Una de las áreas más inestables y menos abordadas de la relación matrimonial es la de las expectativas, que son, como se intuye, las esperanzas puestas en que algo suceda o se consiga. Es muy poco probable que, ante una vivencia determinada, marido y mujer tengan las mismas expectativas. En consecuencia, es también raro que el grado de satisfacción o de frustración tras esa experiencia sea el mismo. Veámoslo con un ejemplo.

Un matrimonio lleva tiempo intentando hacer una escapada romántica. Hace años que no lo consiguen y, ¡por fin!, él le ha dado la sorpresa: regalo de aniversario. Han colocado los niños, encontrado el tiempo y el lugar. Todo está dispuesto. Al final, solo ha podido ser una noche, pero no importa, será más que suficiente.

Salen en coche hacia un hotelito en la costa ‘con encanto’. Vencido el primer amago de añoranza de los niños por parte de ella, llegan al hotel. Y es, ciertamente, ‘encantador’. Hace un día precioso. El sol se está poniendo y salen a dar un paseo por la playa. A ella le encanta la naturaleza y él lo sabe. Después de cenar en un chiringuito moderno y acogedor, se estiran en la playa a la caza de estrellas fugaces.

Es ya la una de la madrugada y deciden retirarse al hotel. La habitación está limpia y cuidada. Mientras ella se va cambiando, él descubre la cama, apaga la indiscreta luz del techo y la espera. Ella llega y le suelta: “¡Uy, la una y media ya, qué tarde es! Cariño, tenemos que dormirnos enseguida, que mañana me gustaría levantarme pronto para ver la salida del sol… ¡Dicen que se pueden avistar delfines a esa hora!”

Él, intentando no mostrar decepción alguna, contesta: “Claro, cariño, como tú quieras. Es tu fin de semana”. Y, por dentro, se dice a sí mismo: “¡La próxima escapada romántica la hago con un reportero del National Geographic!”

Cuando frustraciones como esta se repiten a menudo en un matrimonio, se va generando, en uno o en ambos cónyuges, una desilusión que, al principio, no parece de importancia y se va superando con entrega, elegancia y elevación de miras, pero, con el tiempo, va, poco a poco, socavando la relación.

Uno de los problemas de las expectativas es que, en ocasiones, ni nosotros mismos las tenemos identificadas.
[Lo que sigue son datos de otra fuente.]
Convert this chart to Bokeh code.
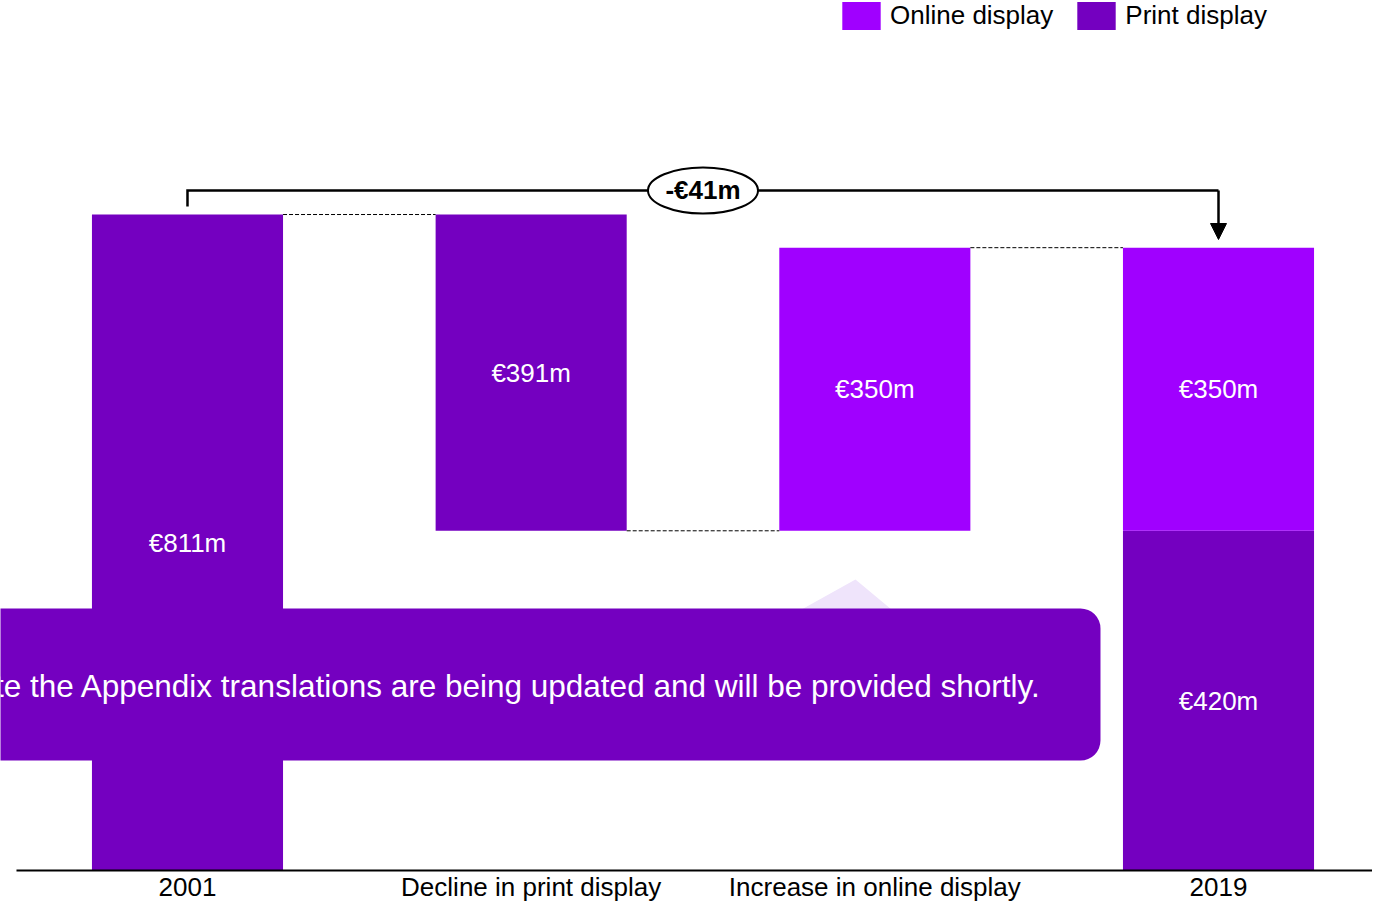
from bokeh.plotting import figure
from bokeh.models import Range1d, Legend, LegendItem, ColumnDataSource, Arrow, NormalHead
from bokeh.core.properties import value
from bokeh.embed import file_html
from bokeh.resources import INLINE

# ---------------- data ----------------
categories = ["2001", "Decline in print display", "Increase in online display", "2019"]
print_start = 811      # 2001 print display (EUR m)
print_change = -391    # decline in print display
online_change = 350    # increase in online display
print_end = 420        # 2019 print display
online_end = 350       # 2019 online display
series_names = ["Online display", "Print display"]
banner_text = "Please note the Appendix translations are being updated and will be provided shortly."

PRINT_COLOR = "#7400C0"
ONLINE_COLOR = "#A000FF"
FONT = "Liberation Sans"

# ---------------- figure ----------------
p = figure(width=1372, height=903,
           x_range=Range1d(-0.5441, 3.4481), y_range=Range1d(-40.8, 1075.6),
           x_axis_location=None, y_axis_location=None,
           toolbar_location=None, output_backend="svg", min_border=0)
p.grid.visible = False
p.outline_line_color = None
p.background_fill_color = "white"
p.border_fill_color = "white"

xs = list(range(len(categories)))
level_after_decline = print_start + print_change
level_after_increase = level_after_decline + online_change
W = 0.556

def eur(v):
    return "€%dm" % abs(v)

print_src = ColumnDataSource(dict(
    x=[xs[0], xs[1], xs[3]],
    bottom=[0, level_after_decline, 0],
    top=[print_start, print_start, print_end],
    label=[eur(print_start), eur(print_change), eur(print_end)],
))
online_src = ColumnDataSource(dict(
    x=[xs[2], xs[3]],
    bottom=[level_after_decline, print_end],
    top=[level_after_increase, print_end + online_end],
    label=[eur(online_change), eur(online_end)],
))
for src in (print_src, online_src):
    d = src.data
    d["mid"] = [(b + t) / 2 for b, t in zip(d["bottom"], d["top"])]

r_print = p.vbar(x="x", bottom="bottom", top="top", width=W, source=print_src,
                 fill_color=PRINT_COLOR, line_color=None)
r_online = p.vbar(x="x", bottom="bottom", top="top", width=W, source=online_src,
                  fill_color=ONLINE_COLOR, line_color=None)

for src in (print_src, online_src):
    p.text(x="x", y="mid", text="label", source=src, text_color="white",
           text_font=value(FONT), text_font_size="26px",
           text_align="center", text_baseline="middle")

# dashed connectors
hw = W / 2
p.segment(x0=[xs[0] + hw, xs[1] + hw, xs[2] + hw],
          y0=[print_start, level_after_decline, level_after_increase],
          x1=[xs[1] - hw, xs[2] - hw, xs[3] - hw],
          y1=[print_start, level_after_decline, level_after_increase],
          line_color="black", line_width=1, line_dash="4 2")

# baseline
p.segment(x0=-0.4976, y0=0, x1=3.4481, y1=0, line_color="black", line_width=2)

# category labels
p.text(x=xs, y=[-19.8] * len(xs), text=categories, text_color="black",
       text_font=value(FONT), text_font_size="26px",
       text_align="center", text_baseline="middle")

# bracket showing total change
total_change = (print_end + online_end) - print_start
bracket_y = print_start + 29.7
p.line(x=[xs[0], xs[0], xs[3]], y=[print_start + 9.9, bracket_y, bracket_y],
       line_color="black", line_width=2.5, line_join="miter")
p.add_layout(Arrow(end=NormalHead(size=16, fill_color="black", line_color="black"),
                   x_start=xs[3], y_start=bracket_y, x_end=xs[3],
                   y_end=print_end + online_end + 10.1,
                   line_color="black", line_width=2.5))
p.ellipse(x=[1.5], y=[bracket_y], width=110, height=46,
          width_units="screen", height_units="screen",
          fill_color="white", line_color="black", line_width=2)
p.text(x=[1.5], y=[bracket_y], text=["-€%dm" % abs(total_change)],
       text_color="black", text_font=value(FONT), text_font_size="26px",
       text_font_style="bold", text_align="center", text_baseline="middle")

# faint shape behind banner
p.patch(x=[1.9437, 1.6557, 2.1358], y=[359.8, 291.8, 291.8],
        fill_color="#EFE4FB", line_color=None)

# banner (its text runs off the left edge, as in the original)
p.quad(left=[-0.7], right=[2.6566], top=[323.9], bottom=[136.0],
       fill_color=PRINT_COLOR, line_color=None, border_radius=20)
p.text(x=[2.485], y=[228.7], text=[banner_text], text_color="white",
       text_font=value(FONT), text_font_size="31.5px",
       text_align="right", text_baseline="middle")

# legend
legend = Legend(items=[LegendItem(label=series_names[0], renderers=[r_online]),
                       LegendItem(label=series_names[1], renderers=[r_print])],
                orientation="horizontal", location=(837, 870),
                padding=0, margin=0, spacing=19, label_standoff=5,
                glyph_width=48, glyph_height=35,
                label_text_font=FONT, label_text_font_size="26px",
                label_text_color="black",
                border_line_color=None, background_fill_alpha=0)
p.add_layout(legend)

open("out.html", "w").write(file_html(p, INLINE))
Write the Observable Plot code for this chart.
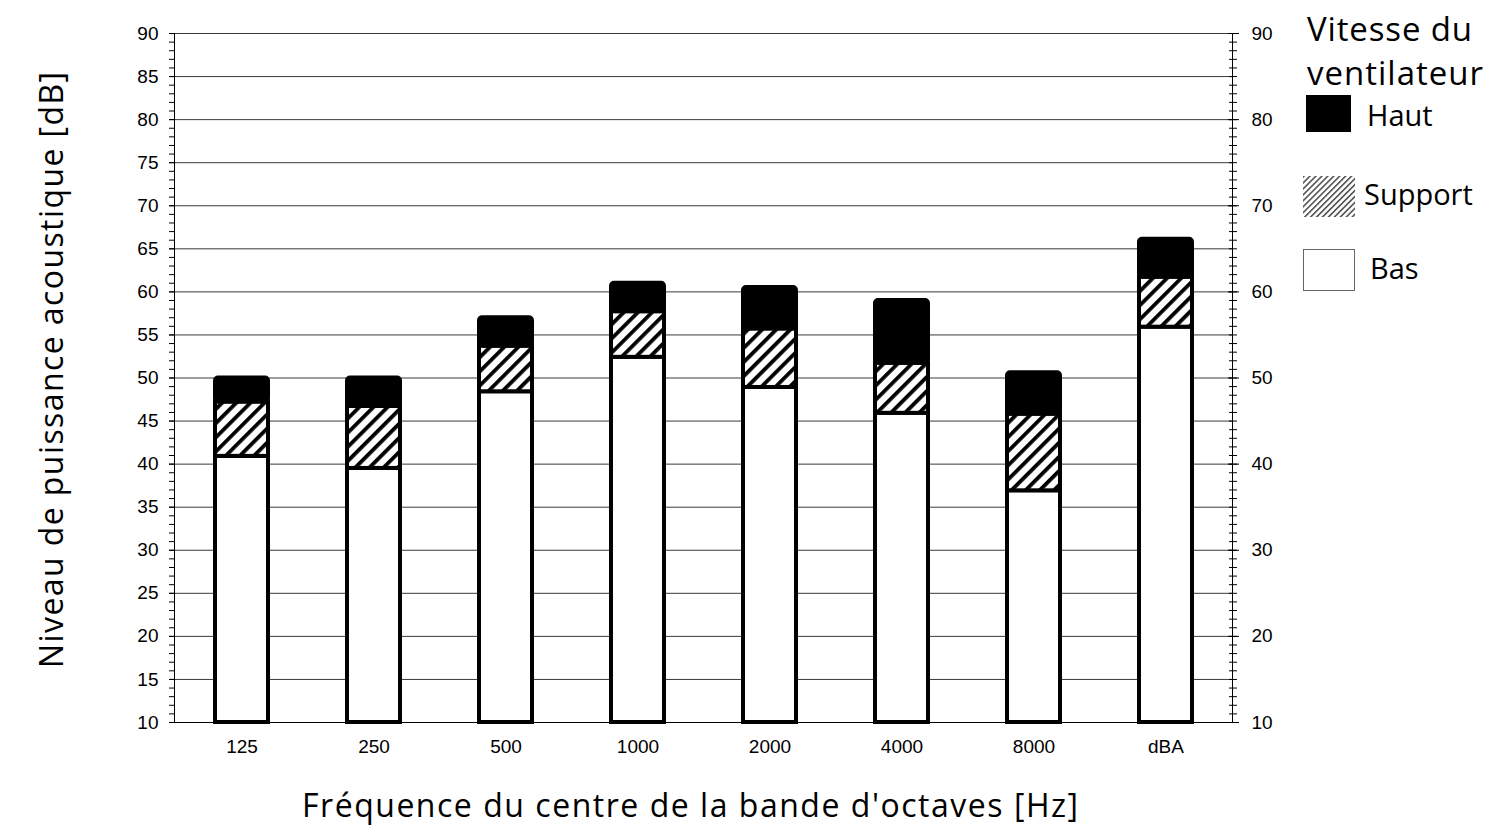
<!DOCTYPE html>
<html><head><meta charset="utf-8">
<script src="https://cdn.jsdelivr.net/npm/d3@7"></script>
<script src="https://cdn.jsdelivr.net/npm/@observablehq/plot@0.6"></script>
<style>body{margin:0;background:#fff;} #chart{width:1498px;height:826px;}</style>
</head><body><div id="chart"></div>
<script>
const categories = ["125", "250", "500", "1000", "2000", "4000", "8000", "dBA"];
const bas =     [40.9, 39.5, 48.4, 52.4, 48.9, 45.9, 36.9, 55.9];
const support = [47.2, 46.7, 53.7, 57.7, 55.7, 51.7, 45.8, 61.7];
const haut =    [50.0, 50.0, 57.0, 61.0, 60.5, 59.0, 50.6, 66.1];
const yLeftTicks = [10, 15, 20, 25, 30, 35, 40, 45, 50, 55, 60, 65, 70, 75, 80, 85, 90];
const yRightTicks = [10, 20, 30, 40, 50, 60, 70, 80, 90];
const yMinorTicks = d3.range(10, 91, 1);
const legendTitle = ["Vitesse du", "ventilateur"];
const legendLabels = ["Haut", "Support", "Bas"];
const xTitle = "Fréquence du centre de la bande d'octaves [Hz]";
const yTitle = "Niveau de puissance acoustique [dB]";

const rows = categories.map((c, i) => ({cat: c, bas: bas[i], support: support[i], haut: haut[i]}));
const calibri = "'Open Sans', 'Noto Sans', sans-serif";
const noText = () => "";

const chart = Plot.plot({
  width: 1498, height: 826,
  marginLeft: 174, marginRight: 266, marginTop: 33, marginBottom: 104,
  style: {fontFamily: "'Liberation Sans', Arial, sans-serif", fontSize: "19px", color: "#000", background: "#fff", overflow: "visible"},
  x: {domain: categories, paddingInner: 0.6, paddingOuter: 0.3, label: null},
  y: {domain: [10, 90], label: null},
  marks: [
    Plot.ruleY(yLeftTicks.filter(d => d > 10), {stroke: "#3a3a3a", strokeWidth: 1}),
    Plot.ruleY([10], {stroke: "#000", strokeWidth: 1}),
    Plot.frame({anchor: "left", stroke: "#000"}),
    Plot.frame({anchor: "right", stroke: "#000"}),
    Plot.axisY({anchor: "left", ticks: yMinorTicks, tickSize: 5, tickFormat: noText, label: null}),
    Plot.axisY({anchor: "left", ticks: yLeftTicks, tickSize: 5, tickPadding: 11, label: null}),
    Plot.axisY({anchor: "right", ticks: yMinorTicks, tickSize: 8, dx: -4, tickFormat: noText, label: null}),
    Plot.axisY({anchor: "right", ticks: yRightTicks, tickSize: 11, dx: -5, tickFormat: noText, label: null}),
    Plot.axisY({anchor: "right", ticks: yRightTicks, tickSize: 0, tickPadding: 19, label: null}),
    Plot.axisX({tickSize: 0, tickPadding: 17, label: null}),
    Plot.barY(rows, {x: "cat", y1: 10, y2: "bas", fill: "white", stroke: "black", strokeWidth: 4}),
    Plot.barY(rows, {x: "cat", y1: "bas", y2: "support", fill: "url(#hatch)", stroke: "black", strokeWidth: 4}),
    Plot.barY(rows, {x: "cat", y1: "support", y2: "haut", fill: "black", stroke: "black", strokeWidth: 4, rx: 3})
  ]
});
document.getElementById("chart").appendChild(chart);

const svg = d3.select(chart);
const defs = svg.insert("defs", ":first-child");
const p = defs.append("pattern").attr("id", "hatch").attr("patternUnits", "userSpaceOnUse")
  .attr("width", 10).attr("height", 10).attr("patternTransform", "rotate(45)");
p.append("rect").attr("width", 10).attr("height", 10).attr("fill", "white");
p.append("rect").attr("width", 3.8).attr("height", 10).attr("fill", "black");
const pf = defs.append("pattern").attr("id", "hatchFine").attr("patternUnits", "userSpaceOnUse")
  .attr("width", 4.2).attr("height", 4.2).attr("patternTransform", "rotate(45)");
pf.append("rect").attr("width", 4.2).attr("height", 4.2).attr("fill", "white");
pf.append("rect").attr("width", 1.6).attr("height", 4.2).attr("fill", "#555");

const g = svg.append("g").attr("font-family", calibri).attr("fill", "#000").attr("text-anchor", "start");
g.append("text").attr("transform", "translate(63,370) rotate(-90)").attr("text-anchor", "middle")
  .attr("font-size", 32).attr("textLength", 596).attr("lengthAdjust", "spacing").text(yTitle);
g.append("text").attr("x", 690).attr("y", 817).attr("text-anchor", "middle")
  .attr("font-size", 32).attr("textLength", 776).attr("lengthAdjust", "spacing").text(xTitle);

g.append("text").attr("x", 1307).attr("y", 41).attr("font-size", 33).attr("textLength", 165).attr("lengthAdjust", "spacing").text(legendTitle[0]);
g.append("text").attr("x", 1307).attr("y", 85).attr("font-size", 33).attr("textLength", 176).attr("lengthAdjust", "spacing").text(legendTitle[1]);
g.append("rect").attr("x", 1306).attr("y", 95).attr("width", 45).attr("height", 37).attr("fill", "#000");
g.append("text").attr("x", 1367).attr("y", 126).attr("font-size", 29).text(legendLabels[0]);
g.append("rect").attr("x", 1303).attr("y", 176).attr("width", 52).attr("height", 41).attr("fill", "url(#hatchFine)");
g.append("text").attr("x", 1364).attr("y", 205).attr("font-size", 29).text(legendLabels[1]);
g.append("rect").attr("x", 1303.5).attr("y", 249.5).attr("width", 51).attr("height", 41).attr("fill", "#fff").attr("stroke", "#666").attr("stroke-width", 1);
g.append("text").attr("x", 1370).attr("y", 279).attr("font-size", 29).text(legendLabels[2]);
</script></body></html>
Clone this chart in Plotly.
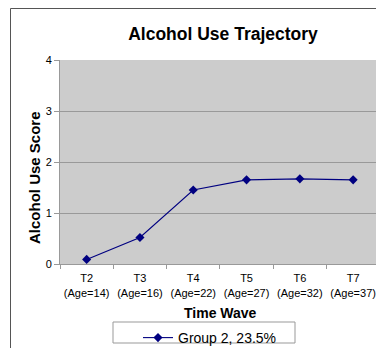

Nunca hemos pensado en ello detenidamente. ¿Qué espero yo de mi mujer o de mi marido cuando vamos a casa de mis padres, cuando debato con nuestros amigos delante de ella o él, cuando le comunico un éxito o fracaso profesional, cuando los niños se pelean o cuando llegamos a casa cargados y cansados después de un fin de semana agotador?

Otra dificultad en el manejo de las expectativas es que no las damos a conocer suficientemente. A veces, por descuido: ¿le he dicho a mi marido que me encanta que me llame a media mañana sin otra razón que escuchar mi voz, como me dijo una vez hace siete años?  Otras veces, porque pensamos, erróneamente, que él o ella discurren de la misma manera que nosotros y, como nos quieren tanto, van a hacer todo tal y como lo hemos pensado, sin decírselo, claro. “Seguro que mañana, por mi cumpleaños, me regalará aquel pañuelo color burdeos que le enseñé hace cinco meses en El Corte Inglés cuando él buscaba, afanado, una mancha de bicicleta para poder salir con sus amigos que le estaban esperando en la calle” [aclaración: para un hombre estándar, con menos píxeles oculares que su mujer, ‘burdeos’ no es un color, es un vino].

Peor sería que nuestra mujer o nuestro marido no nos comunicara sus expectativas porque no se atreviese, porque temiera, por ejemplo, nuestra reacción agresiva, irónica, cínica o de desprecio.

Se acerca el verano y, quién más quién menos, todos nos vamos haciendo nuestras ilusiones y vamos teniendo determinadas expectativas. Eso es bueno, pero mejor es contrastarlas con nuestro cónyuge e intentar lograr un adecuado equilibrio para que todos podamos disfrutar de verdad del merecido descanso.

Y, después, vale la pena trasladar esa costumbre al día a día de nuestra relación. El agua que se estanca se acaba pudriendo. En nuestro matrimonio no puede haber agua encharcada ni corrientes subterráneas. Ha de ser agua viva, que fluya franca, abierta y permanentemente.

La conclusión es sencilla: nuestro cónyuge quiere amarnos como a nosotros nos gusta ser amados, pero, a veces, no sabe cómo. ¡Ayudémosle!